GIVEN DATA:
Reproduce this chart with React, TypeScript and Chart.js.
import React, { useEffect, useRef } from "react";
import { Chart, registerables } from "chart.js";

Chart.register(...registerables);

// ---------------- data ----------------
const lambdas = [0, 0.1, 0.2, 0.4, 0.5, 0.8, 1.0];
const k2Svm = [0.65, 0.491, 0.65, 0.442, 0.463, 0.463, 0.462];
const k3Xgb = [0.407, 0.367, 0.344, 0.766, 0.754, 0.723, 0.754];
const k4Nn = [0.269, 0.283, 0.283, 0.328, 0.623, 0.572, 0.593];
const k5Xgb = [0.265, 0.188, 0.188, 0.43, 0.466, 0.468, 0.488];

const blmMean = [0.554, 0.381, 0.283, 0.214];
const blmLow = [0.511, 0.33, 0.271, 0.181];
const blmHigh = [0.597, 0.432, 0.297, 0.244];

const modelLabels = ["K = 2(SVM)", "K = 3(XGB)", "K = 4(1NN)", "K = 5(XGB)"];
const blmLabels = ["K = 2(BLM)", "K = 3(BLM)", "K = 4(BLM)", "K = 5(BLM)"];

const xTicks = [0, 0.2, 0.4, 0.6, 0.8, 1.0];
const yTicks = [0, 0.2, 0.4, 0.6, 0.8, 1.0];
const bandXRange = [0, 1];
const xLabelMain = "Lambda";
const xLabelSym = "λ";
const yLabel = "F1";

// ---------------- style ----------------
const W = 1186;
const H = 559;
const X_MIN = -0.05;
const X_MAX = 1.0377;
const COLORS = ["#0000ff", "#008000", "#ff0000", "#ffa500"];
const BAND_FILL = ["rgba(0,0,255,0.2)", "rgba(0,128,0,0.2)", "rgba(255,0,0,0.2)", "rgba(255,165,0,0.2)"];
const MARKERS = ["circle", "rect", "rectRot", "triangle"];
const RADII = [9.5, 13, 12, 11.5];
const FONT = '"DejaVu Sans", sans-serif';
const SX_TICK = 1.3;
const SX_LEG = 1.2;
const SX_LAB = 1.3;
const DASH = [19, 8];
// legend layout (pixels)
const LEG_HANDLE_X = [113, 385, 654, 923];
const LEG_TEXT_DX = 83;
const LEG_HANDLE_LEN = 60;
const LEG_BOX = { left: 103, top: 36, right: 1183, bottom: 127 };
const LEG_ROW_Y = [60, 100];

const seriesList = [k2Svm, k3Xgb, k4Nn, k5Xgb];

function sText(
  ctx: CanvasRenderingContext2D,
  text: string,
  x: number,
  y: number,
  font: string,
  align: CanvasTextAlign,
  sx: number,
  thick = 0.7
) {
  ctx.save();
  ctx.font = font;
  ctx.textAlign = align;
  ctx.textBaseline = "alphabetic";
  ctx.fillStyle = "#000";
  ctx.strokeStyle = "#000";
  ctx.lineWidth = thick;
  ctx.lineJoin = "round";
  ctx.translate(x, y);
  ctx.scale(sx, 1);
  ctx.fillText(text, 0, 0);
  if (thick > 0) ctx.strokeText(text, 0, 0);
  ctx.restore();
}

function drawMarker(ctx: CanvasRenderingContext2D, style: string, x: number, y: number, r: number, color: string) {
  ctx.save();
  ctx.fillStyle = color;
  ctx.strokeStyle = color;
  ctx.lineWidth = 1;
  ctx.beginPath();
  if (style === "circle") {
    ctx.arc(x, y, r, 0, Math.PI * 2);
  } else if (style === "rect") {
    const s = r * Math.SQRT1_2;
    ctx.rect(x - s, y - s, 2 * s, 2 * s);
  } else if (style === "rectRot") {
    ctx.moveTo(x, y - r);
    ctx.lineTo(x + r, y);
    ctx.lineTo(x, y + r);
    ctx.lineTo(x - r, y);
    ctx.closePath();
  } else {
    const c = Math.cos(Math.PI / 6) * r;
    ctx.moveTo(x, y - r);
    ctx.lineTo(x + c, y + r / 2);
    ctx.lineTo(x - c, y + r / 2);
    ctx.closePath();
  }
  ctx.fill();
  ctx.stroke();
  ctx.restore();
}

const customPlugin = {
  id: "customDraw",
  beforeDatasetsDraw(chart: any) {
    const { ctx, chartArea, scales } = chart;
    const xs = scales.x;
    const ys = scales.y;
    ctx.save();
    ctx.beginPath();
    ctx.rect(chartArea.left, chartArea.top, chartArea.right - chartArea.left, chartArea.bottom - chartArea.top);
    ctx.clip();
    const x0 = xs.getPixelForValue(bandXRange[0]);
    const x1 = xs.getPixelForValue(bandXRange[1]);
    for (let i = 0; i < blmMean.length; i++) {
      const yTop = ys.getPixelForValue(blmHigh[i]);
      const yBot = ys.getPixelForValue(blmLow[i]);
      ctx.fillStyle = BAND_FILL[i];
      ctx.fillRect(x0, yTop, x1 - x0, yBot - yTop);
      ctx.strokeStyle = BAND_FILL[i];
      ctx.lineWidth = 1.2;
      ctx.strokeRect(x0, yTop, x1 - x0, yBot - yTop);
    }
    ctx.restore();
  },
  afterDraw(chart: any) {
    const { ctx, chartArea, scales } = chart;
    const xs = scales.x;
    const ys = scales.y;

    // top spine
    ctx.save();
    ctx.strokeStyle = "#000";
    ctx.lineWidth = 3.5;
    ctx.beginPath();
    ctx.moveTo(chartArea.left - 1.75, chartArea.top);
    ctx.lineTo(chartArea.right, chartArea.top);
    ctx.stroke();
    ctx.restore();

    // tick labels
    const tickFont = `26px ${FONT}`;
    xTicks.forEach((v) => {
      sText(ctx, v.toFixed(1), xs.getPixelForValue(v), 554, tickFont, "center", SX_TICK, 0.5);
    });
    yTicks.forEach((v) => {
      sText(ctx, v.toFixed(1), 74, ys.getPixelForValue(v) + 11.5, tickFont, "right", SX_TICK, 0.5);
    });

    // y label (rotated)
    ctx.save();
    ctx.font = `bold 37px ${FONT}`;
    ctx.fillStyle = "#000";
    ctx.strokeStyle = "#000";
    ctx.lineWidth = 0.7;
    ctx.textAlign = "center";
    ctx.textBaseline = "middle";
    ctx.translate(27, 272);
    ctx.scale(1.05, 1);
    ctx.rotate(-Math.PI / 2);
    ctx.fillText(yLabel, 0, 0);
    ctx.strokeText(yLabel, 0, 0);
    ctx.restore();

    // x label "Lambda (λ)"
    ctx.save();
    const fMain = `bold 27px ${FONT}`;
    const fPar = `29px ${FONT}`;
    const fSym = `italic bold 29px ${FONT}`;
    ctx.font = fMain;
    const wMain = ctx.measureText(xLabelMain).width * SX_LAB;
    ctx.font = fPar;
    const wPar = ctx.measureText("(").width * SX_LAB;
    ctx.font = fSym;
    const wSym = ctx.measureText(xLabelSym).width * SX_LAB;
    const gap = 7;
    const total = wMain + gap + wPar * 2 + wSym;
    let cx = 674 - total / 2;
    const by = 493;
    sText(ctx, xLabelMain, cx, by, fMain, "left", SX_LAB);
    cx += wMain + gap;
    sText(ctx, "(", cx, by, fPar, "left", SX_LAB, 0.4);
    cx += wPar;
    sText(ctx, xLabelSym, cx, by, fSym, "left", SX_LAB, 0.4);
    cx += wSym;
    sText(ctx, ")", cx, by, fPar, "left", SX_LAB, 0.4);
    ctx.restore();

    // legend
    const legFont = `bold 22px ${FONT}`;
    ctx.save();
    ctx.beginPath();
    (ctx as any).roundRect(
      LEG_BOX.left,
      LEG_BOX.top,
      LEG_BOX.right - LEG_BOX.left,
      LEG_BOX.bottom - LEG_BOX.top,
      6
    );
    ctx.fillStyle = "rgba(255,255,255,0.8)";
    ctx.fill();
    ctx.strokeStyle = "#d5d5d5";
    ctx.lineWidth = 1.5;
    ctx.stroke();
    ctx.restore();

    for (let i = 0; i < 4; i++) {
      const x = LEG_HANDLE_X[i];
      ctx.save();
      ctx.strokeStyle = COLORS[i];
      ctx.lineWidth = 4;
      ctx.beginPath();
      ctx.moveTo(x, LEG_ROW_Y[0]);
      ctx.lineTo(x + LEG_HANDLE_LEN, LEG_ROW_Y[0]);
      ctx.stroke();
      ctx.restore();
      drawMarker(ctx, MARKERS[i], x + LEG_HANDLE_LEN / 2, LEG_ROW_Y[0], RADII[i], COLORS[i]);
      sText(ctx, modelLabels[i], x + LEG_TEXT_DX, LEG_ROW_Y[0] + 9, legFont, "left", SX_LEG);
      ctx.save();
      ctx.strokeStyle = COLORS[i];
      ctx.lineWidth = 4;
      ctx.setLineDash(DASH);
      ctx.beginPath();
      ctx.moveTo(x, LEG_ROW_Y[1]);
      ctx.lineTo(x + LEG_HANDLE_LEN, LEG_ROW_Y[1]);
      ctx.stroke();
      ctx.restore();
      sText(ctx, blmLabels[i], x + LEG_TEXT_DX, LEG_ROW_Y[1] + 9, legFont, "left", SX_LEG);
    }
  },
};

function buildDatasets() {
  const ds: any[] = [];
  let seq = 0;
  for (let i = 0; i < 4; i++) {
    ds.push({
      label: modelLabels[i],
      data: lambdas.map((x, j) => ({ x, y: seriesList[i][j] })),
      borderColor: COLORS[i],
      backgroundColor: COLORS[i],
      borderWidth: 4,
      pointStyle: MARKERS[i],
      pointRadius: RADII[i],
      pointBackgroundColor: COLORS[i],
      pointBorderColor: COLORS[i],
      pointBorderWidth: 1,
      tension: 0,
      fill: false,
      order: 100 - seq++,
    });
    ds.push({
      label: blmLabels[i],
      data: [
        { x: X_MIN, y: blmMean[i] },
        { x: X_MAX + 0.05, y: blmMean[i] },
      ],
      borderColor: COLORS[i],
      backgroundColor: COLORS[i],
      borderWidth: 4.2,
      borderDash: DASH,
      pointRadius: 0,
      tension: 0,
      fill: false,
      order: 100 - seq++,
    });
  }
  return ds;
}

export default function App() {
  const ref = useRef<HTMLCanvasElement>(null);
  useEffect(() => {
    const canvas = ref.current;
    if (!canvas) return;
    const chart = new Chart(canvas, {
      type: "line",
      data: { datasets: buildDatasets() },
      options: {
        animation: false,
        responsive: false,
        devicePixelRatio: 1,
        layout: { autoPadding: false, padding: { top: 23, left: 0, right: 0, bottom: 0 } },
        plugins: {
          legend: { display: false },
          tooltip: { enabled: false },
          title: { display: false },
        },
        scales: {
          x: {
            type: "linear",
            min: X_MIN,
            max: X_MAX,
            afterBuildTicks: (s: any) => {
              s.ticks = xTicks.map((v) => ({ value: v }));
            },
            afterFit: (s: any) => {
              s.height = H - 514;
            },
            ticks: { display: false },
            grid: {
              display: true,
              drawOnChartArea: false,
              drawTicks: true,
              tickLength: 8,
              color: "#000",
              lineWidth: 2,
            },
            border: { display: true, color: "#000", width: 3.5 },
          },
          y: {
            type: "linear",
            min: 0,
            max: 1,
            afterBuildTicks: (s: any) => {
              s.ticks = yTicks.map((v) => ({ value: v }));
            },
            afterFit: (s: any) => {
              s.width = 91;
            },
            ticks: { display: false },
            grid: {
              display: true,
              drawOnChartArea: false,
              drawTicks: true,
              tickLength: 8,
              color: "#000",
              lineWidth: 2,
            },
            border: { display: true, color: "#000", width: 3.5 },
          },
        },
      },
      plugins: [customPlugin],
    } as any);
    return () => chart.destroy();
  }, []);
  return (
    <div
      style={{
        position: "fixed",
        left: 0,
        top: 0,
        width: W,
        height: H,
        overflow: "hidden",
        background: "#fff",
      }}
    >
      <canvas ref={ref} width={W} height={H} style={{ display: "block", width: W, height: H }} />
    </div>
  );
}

STATED TASK: All lines from the beginning of the material above through the one with "Chart.register(...registerables);" need to be returned exactly; please return those and only those.

WRITTEN RESPONSE:
Reproduce this chart with React, TypeScript and Chart.js.
import React, { useEffect, useRef } from "react";
import { Chart, registerables } from "chart.js";

Chart.register(...registerables);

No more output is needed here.